About one quarter of the Africans roughly 92,000 people hailed from west-central Africa, specifically from the Kingdom of Kongo, Angola, and the region north of the Congo River. About 65 percent of them ended up in the lowlands of Carolina and Georgia, and thus accounted for almost 30 percent of all Africans who arrived in this area. They shared a common cultural background and spoke closely related languages, often referred to as Bantu, which included Kikongo, Kimbundu, and similar languages. They were also heavily represented in other parts of the Americas, especially Brazil. The presence of closely related Bantu-speaking peoples had an important impact on the religion and culture of the enslaved population in America, as it did elsewhere. In part, this reflected a familiarity with Christianity, since many people in Kongo and neighboring states were Catholics in their homelands.
Approximately 65,000 Africans came from the Bight of Biafra, which was about 16 percent of the total number, but 45,000 went to the Chesapeake where they represented about 36 percent of the African population. Moreover, they arrived early and were the largest group of immigrants from the 1690s through the 1750s. By contrast, they comprised less than 9 percent (about 18,000 people) of the total African population in the Carolinas and Georgia, with arrivals concentrated in the 1730s (over 5,000), the 1750s (over 4,000), and the years before 1808 (almost 4,000).

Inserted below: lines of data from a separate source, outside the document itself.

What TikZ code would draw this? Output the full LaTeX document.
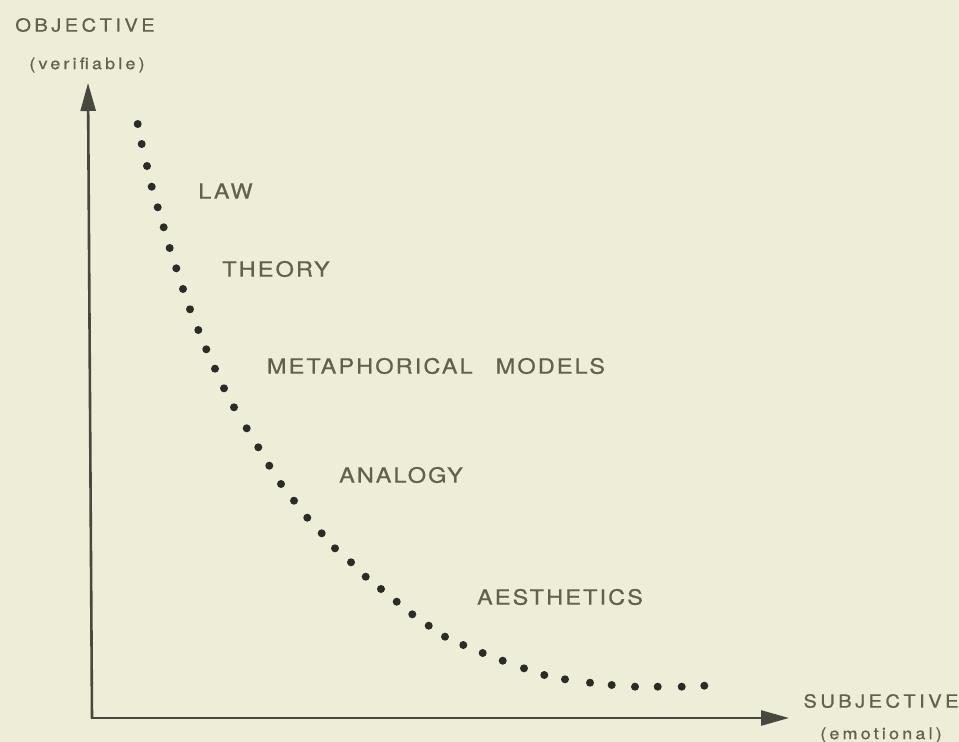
\documentclass[tikz,border=0pt]{standalone}
\usepackage{fontspec}
\usetikzlibrary{arrows.meta}
\newfontfamily\lablfont[FakeStretch=1.12,LetterSpace=10,FakeBold=0.6]{TeX Gyre Heros}
\newfontfamily\axisfont[FakeStretch=1.12,LetterSpace=19,FakeBold=0.6]{TeX Gyre Heros}
\newfontfamily\notefont[FakeStretch=1.12,LetterSpace=20,FakeBold=0.5]{TeX Gyre Heros}
\definecolor{paper}{RGB}{237,237,216}
\definecolor{ink}{RGB}{100,96,76}
\definecolor{dotc}{RGB}{44,44,38}
\definecolor{axisc}{RGB}{72,72,62}
\begin{document}
\begin{tikzpicture}[x=1pt,y=-1pt,
  lbl/.style={text=ink,inner sep=0pt,font=\lablfont\fontsize{21}{21}\selectfont},
  axtitle/.style={text=ink,inner sep=0pt,font=\axisfont\fontsize{18}{18}\selectfont},
  axnote/.style={text=ink,inner sep=0pt,font=\notefont\fontsize{16}{16}\selectfont},
  axisline/.style={draw=axisc,line width=2.6pt,-{Triangle[length=28pt,width=15pt]}}]
  % page and paper
  \fill[paper] (0,0) rectangle (959,742);
  \useasboundingbox (0,0) rectangle (959,742);

  % axes
  \coordinate (origin) at (92,718);
  \coordinate (ytip) at (88,83);
  \coordinate (xtip) at (789,718);
  \draw[axisline] (origin) -- (ytip);
  \draw[axisline] ([xshift=-1.3pt]origin) -- (xtip);

  % axis titles
  \node[axtitle] (objective) at (85,25) {OBJECTIVE};
  \node[axnote] (verifiable) at (87,65) {(verifiable)};
  \node[axtitle] (subjective) at (881,701) {SUBJECTIVE};
  \node[axnote] (emotional) at (881,735) {(emotional)};

  % dotted curve
  \foreach \px/\py in {
    137.7/124, 141.7/144, 147/166, 151.7/186.7, 157.7/207.3, 163.7/227.3,
    169.7/248, 176.3/268.3, 183/289, 190/309.3, 198.3/330, 206.3/349.3,
    215/368.7, 224/388.3, 234/407.3, 246.7/428.3, 258.3/447.3, 269.3/465.7,
    281/484, 294/500.7, 307.3/517.7, 321.7/533.3, 335/548.3, 351/562.3,
    365.7/576.7, 381/589, 396.7/601.7, 412.3/614.3, 428.7/625.7, 445/636.7,
    463.3/645, 482.7/653, 502.7/660.7, 524/668.3, 544.3/675, 565/679.3,
    590/682.7, 611.7/685, 635/686.7, 657.7/686.7, 681.7/686.7, 704.3/685.7}
    \fill[dotc] (\px,\py) circle (4pt);

  % region labels
  \node[lbl] (law) at (225.5,191) {LAW};
  \node[lbl] (theory) at (276,269) {THEORY};
  \node[lbl] (metaphor) at (436,366) {METAPHORICAL\hspace{23pt}MODELS};
  \node[lbl] (analogy) at (401,475) {ANALOGY};
  \node[lbl] (aesthetics) at (560,597) {AESTHETICS};
\end{tikzpicture}
\end{document}
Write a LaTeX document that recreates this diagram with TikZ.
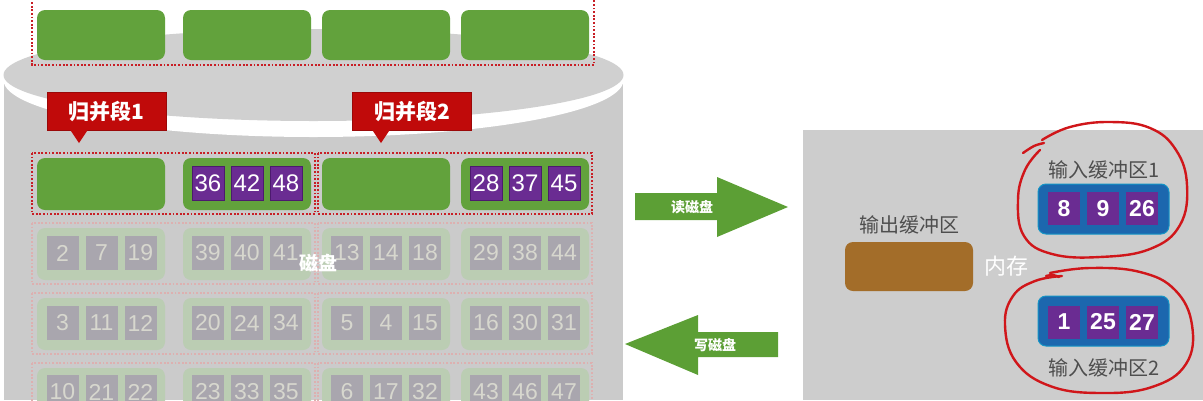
\documentclass[tikz,border=0pt]{standalone}
\usepackage{fontspec}
\setmainfont{Liberation Sans}
\newfontfamily\cjk{Noto Sans CJK SC}
\definecolor{grn}{HTML}{62A23C}
\definecolor{fgrn}{HTML}{BBCDB3}
\definecolor{pur}{HTML}{6A2C92}
\definecolor{purd}{HTML}{4C1A6E}
\definecolor{fpur}{HTML}{A9A6AE}
\definecolor{ftxt}{HTML}{D7D7CE}
\definecolor{diskgray}{HTML}{CBCBCB}
\definecolor{facegray}{HTML}{D0D0D0}
\definecolor{memgray}{HTML}{CDCDCD}
\definecolor{lblred}{HTML}{C00A0A}
\definecolor{dotred}{HTML}{C81E25}
\definecolor{fdot}{HTML}{DDB0B0}
\definecolor{arrgrn}{HTML}{5C9F35}
\definecolor{brown}{HTML}{A36D29}
\definecolor{bufblue}{HTML}{1C67AE}
\definecolor{txtgray}{HTML}{4E4E4E}
\definecolor{inkred}{HTML}{D0161A}
\tikzset{
  grbox/.style={fill=grn, rounded corners=8pt, minimum width=128pt, minimum height=52pt, inner sep=0pt},
  fgrbox/.style={fill=fgrn, rounded corners=8pt, minimum width=128pt, minimum height=52pt, inner sep=0pt},
  sq/.style={fill=pur, draw=purd, line width=0.8pt, minimum width=32pt, minimum height=34pt, inner sep=0pt, text=white, font=\fontsize{24}{24}\selectfont},
  fsq/.style={fill=fpur, minimum width=32pt, minimum height=34pt, inner sep=0pt, text=ftxt, font=\fontsize{23}{23}\selectfont},
  bsq/.style={fill=pur, minimum width=32pt, minimum height=33pt, inner sep=0pt, text=white, font=\bfseries\fontsize{23}{23}\selectfont},
  seg/.style={draw=dotred, line width=2.6pt, dash pattern=on 1.8pt off 1.8pt},
  fseg/.style={draw=fdot, line width=2.2pt, dash pattern=on 1.8pt off 1.8pt},
  lbl/.style={fill=lblred, draw=lblred!80!black, line width=0.6pt, minimum width=119pt, minimum height=38pt, inner sep=0pt, text=white, font=\cjk\bfseries\fontsize{21}{21}\selectfont},
  arrtxt/.style={text=white, font=\cjk\bfseries\fontsize{14}{14}\selectfont},
  memtxt/.style={text=txtgray, font=\cjk\fontsize{20}{20}\selectfont},
  buf/.style={fill=bufblue, draw=bufblue!70!cyan, line width=1pt, rounded corners=8pt, minimum width=131pt, minimum height=50pt, inner sep=0pt},
  ink/.style={draw=inkred, line width=2.4pt, line cap=round, line join=round},
}
\newcommand\sqtrio[7]{%
  \node[#4] (#1a) at (#2-39,#3) {#5};
  \node[#4] (#1b) at (#2,#3) {#6};
  \node[#4] (#1c) at (#2+39,#3) {#7};
}
\begin{document}
\begin{tikzpicture}[x=1pt,y=-1pt]
\useasboundingbox (0,0) rectangle (1203,400);
% ---------------- disk cylinder ----------------
\fill[diskgray] (4,80) rectangle (623,400);
\fill[white] (313.5,80) ellipse [x radius=310, y radius=57];
\fill[facegray] (313.5,75) ellipse [x radius=310, y radius=46];
% top row
\draw[seg] (32,-5) rectangle (594,65);
\node[grbox, minimum height=50pt] (t1) at (101,35) {};
\node[grbox, minimum height=50pt] (t2) at (247,35) {};
\node[grbox, minimum height=50pt] (t3) at (386,35) {};
\node[grbox, minimum height=50pt] (t4) at (525,35) {};
% faded rows
\foreach \k in {1,2,3} {
  \draw[fseg] (32,153+70*\k) rectangle (315,214+70*\k);
  \draw[fseg] (318,153+70*\k) rectangle (592,214+70*\k);
  \node[fgrbox] (f\k a) at (101,184+70*\k) {};
  \node[fgrbox] (f\k b) at (247,184+70*\k) {};
  \node[fgrbox] (f\k c) at (386,184+70*\k) {};
  \node[fgrbox] (f\k d) at (525,184+70*\k) {};
}
\sqtrio{p1a}{101.5}{253}{fsq}{2}{7}{19}
\sqtrio{p1b}{247}{253}{fsq}{39}{40}{41}
\sqtrio{p1c}{386}{253}{fsq}{13}{14}{18}
\sqtrio{p1d}{525}{253}{fsq}{29}{38}{44}
\sqtrio{p2a}{101.5}{323}{fsq}{3}{11}{12}
\sqtrio{p2b}{247}{323}{fsq}{20}{24}{34}
\sqtrio{p2c}{386}{323}{fsq}{5}{4}{15}
\sqtrio{p2d}{525}{323}{fsq}{16}{30}{31}
\sqtrio{p3a}{101.5}{392}{fsq}{10}{21}{22}
\sqtrio{p3b}{247}{392}{fsq}{23}{33}{35}
\sqtrio{p3c}{386}{392}{fsq}{6}{17}{32}
\sqtrio{p3d}{525}{392}{fsq}{43}{46}{47}
\node[text=white, font=\cjk\bfseries\fontsize{19}{19}\selectfont] (disk) at (318,263) {磁盘};
% active row
\draw[seg] (32,153) rectangle (315,214);
\draw[seg] (318,153) rectangle (592,214);
\node[grbox] (g1) at (101,184) {};
\node[grbox] (g2) at (247,184) {};
\node[grbox] (g3) at (386,184) {};
\node[grbox] (g4) at (525,184) {};
\sqtrio{s2}{247}{183}{sq}{36}{42}{48}
\sqtrio{s4}{525}{183}{sq}{28}{37}{45}
% segment labels
\node[lbl] (L1) at (106.5,111) {归并段1};
\fill[lblred] (70,129.5) -- (88,129.5) -- (79,143) -- cycle;
\node[lbl] (L2) at (412,111) {归并段2};
\fill[lblred] (372,129.5) -- (390,129.5) -- (381,143) -- cycle;
% ---------------- arrows ----------------
\fill[arrgrn] (635,193) -- (717,193) -- (717,177) -- (788,207) -- (717,237) -- (717,220) -- (635,220) -- cycle;
\node[arrtxt] (rd) at (692,207) {读磁盘};
\fill[arrgrn] (625,344) -- (698,315) -- (698,332) -- (778,332) -- (778,357) -- (698,357) -- (698,375) -- cycle;
\node[arrtxt] (wr) at (715,345) {写磁盘};
% ---------------- memory ----------------
\fill[memgray] (803,130) rectangle (1203,400);
\node[memtxt] (outl) at (909,225) {输出缓冲区};
\node[fill=brown, rounded corners=8pt, minimum width=128pt, minimum height=49pt, inner sep=0pt] (out) at (909,266.5) {};
\node[text=white, font=\cjk\fontsize{22}{22}\selectfont] (mem) at (1006,266) {内存};
\node[memtxt] (in1l) at (1104,170) {输入缓冲区1};
\node[buf] (in1) at (1103.5,209) {};
\sqtrio{b1}{1103}{208.5}{bsq}{8}{9}{26}
\node[buf] (in2) at (1103.5,321) {};
\sqtrio{b2}{1103}{322}{bsq}{1}{25}{27}
\node[memtxt] (in2l) at (1104,368) {输入缓冲区2};
% ---------------- hand-drawn circles ----------------
\draw[ink] plot[smooth, tension=0.6] coordinates {(1023,153) (1034,146) (1044,143)};
\draw[ink] plot[smooth, tension=0.7] coordinates {(1042,140) (1070,127) (1110,122) (1150,128) (1176,150) (1187,185) (1180,225) (1150,249) (1100,257) (1052,254) (1024,236) (1018,200) (1025,170) (1040,150)};
\draw[ink] plot[smooth, tension=0.6] coordinates {(1046,276) (1053,275) (1059,277)};
\draw[ink] plot[smooth, tension=0.7] coordinates {(1050,273) (1090,268) (1140,272) (1175,290) (1192,325) (1186,364) (1152,387) (1100,393) (1050,386) (1016,362) (1005,325) (1013,296) (1035,281) (1062,276)};
\end{tikzpicture}
\end{document}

The people from the Bight of Biafra were mostly Igbo and Ibibio, or became associated with these dominant groups in the course of the Atlantic crossing. They stand out in the demography of the eighteenth century slave trade because of the relatively high numbers of women in comparison with all other parts of the African coast. These women were particularly important in giving birth to a new generation in the Americas, in sharp contrast with the virtual lack of women from Muslim areas.